My rough notes from Professor James Paul Gee's keynote. I'll come back and synthesize later :)
the old literacy gap -- too many kids don't read as well as they could
the applications gap -- even children who do well in school and can pass tests can't apply their knowledge in the real world
the new tech-savvy gap -- new technology in schools doesn't automatically minimize the gap.
the new knowledge gap -- knowing how to use the new technology. what you do with technology matters.
the innovation crisis -- kids need to learn innovation and creativity.
all of these gaps need to be addressed holistically. and games are one way to do this and to better situate learning and literacy.
empathy for a complex system. simulations are what scientists use to learn and conduct research, but games are even better because players are inside their simulations and have an immersive perspective on that world (which scientists generally don't have when they conduct simulations). However, studies show that scientists think as though they are.
**typical of my inability to focus, I stopped paying attention because I got wrapped up reading comments on a gamer site about how to succeed at playing
Ayiti
back to Gee's talk.
games put performance before competence, meaning that you're allowed to try something even if you haven't developed full knowledge of it (unlike traditional schooling)
World of Warcraft -- example of a "cross-functional team" where every team member has deep expertise in one area, but also need to understand other team member's functions to integrate all the skills. "understand your expertise from other people's perspective"
School doesn't develop these soft skills very well, but work expects them.
generational assumption -- if i can't understand the book, i can't use the tool. older people always want to read the manual first, even though often now the manual won't make sense if you haven't used the tool/played the game yet.
kids often don't do well in school because they have no context for the complex academic language -- the language in school is not situated in the world in which kids live. and the kids aren't given the opportunity to experience the subject matter in a way that gives meaning to the words used to describe it. (If you DO geology, you will get the language of geology).
assessment in games works because it starts with the concrete and is then abstracted. "tracking what you've done AFTER you've done it"
games are motivating BECAUSE they involve learning. Learning and mastery of something is deeply rewarding for us as people. They also foster failure that produces learning, which is not how failure in school is structured!
research shows that kids love competition in games but hate competition in school. Possibly because in games, competition is a source of collaboration.
the interactivity and inquiry that games allow are another reason that they are engaging -- people like problem solving spaces :)
games as opportunities for customization and production -- you can make the game as much as you play it. And making the game allows kids to learn about the underlying structure (more inquiry)
games allow identity construction -- "new learning creates new identity" -- so games are a way for learning to be applied through identity, and to use identity as a way of making choices and understanding our perspectives.
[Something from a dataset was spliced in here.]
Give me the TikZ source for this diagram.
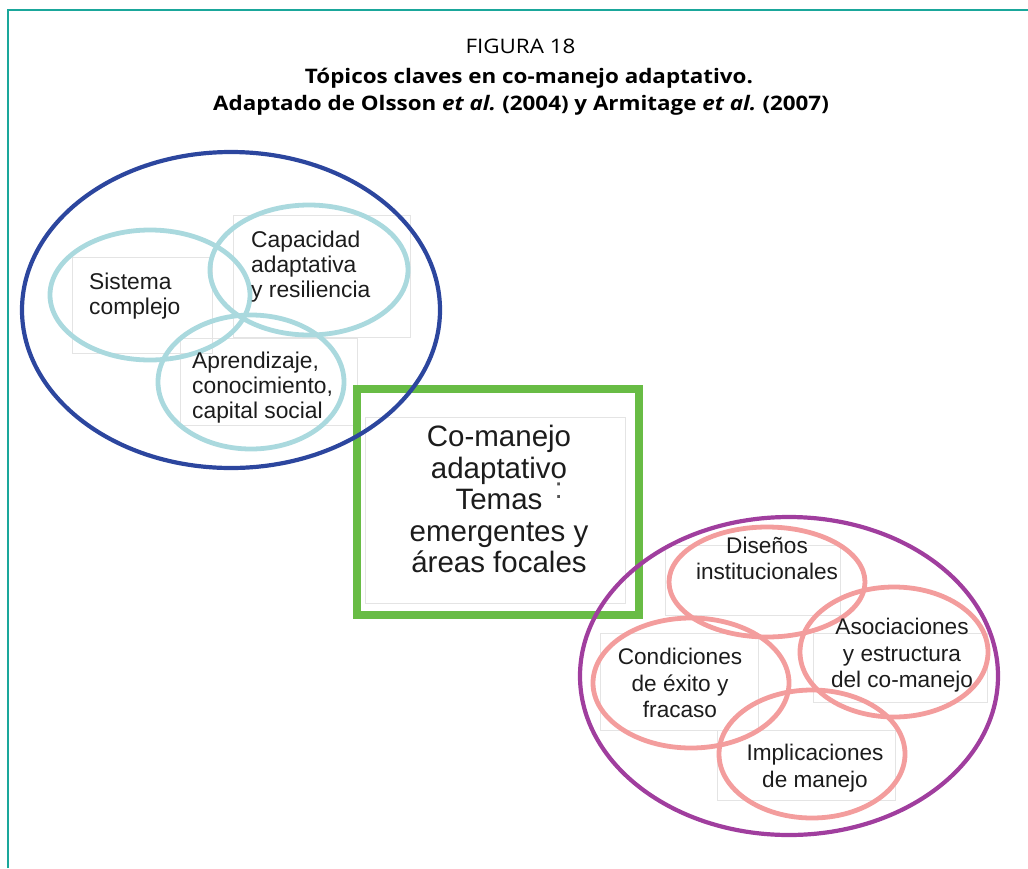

Good games allow us to make big choices. So does good curriculum.
Games are pleasantly frustrating, like many of the other good things in life.
Cycle of expertise -- practice until absolute mastery. Then apply in a situation where it doesn't solve the problem. Now practice that until you're sick of it. And over and over.
(This could be the basis, in the future, of kids being part of curriculum development.)
**This reminds me of playing the violin and cello as a little kid. My mom used to always say that practice doesn't make perfect, practice makes practice. Only perfect practice makes perfect. I can hear her saying "I told you so" all the way from Virginia.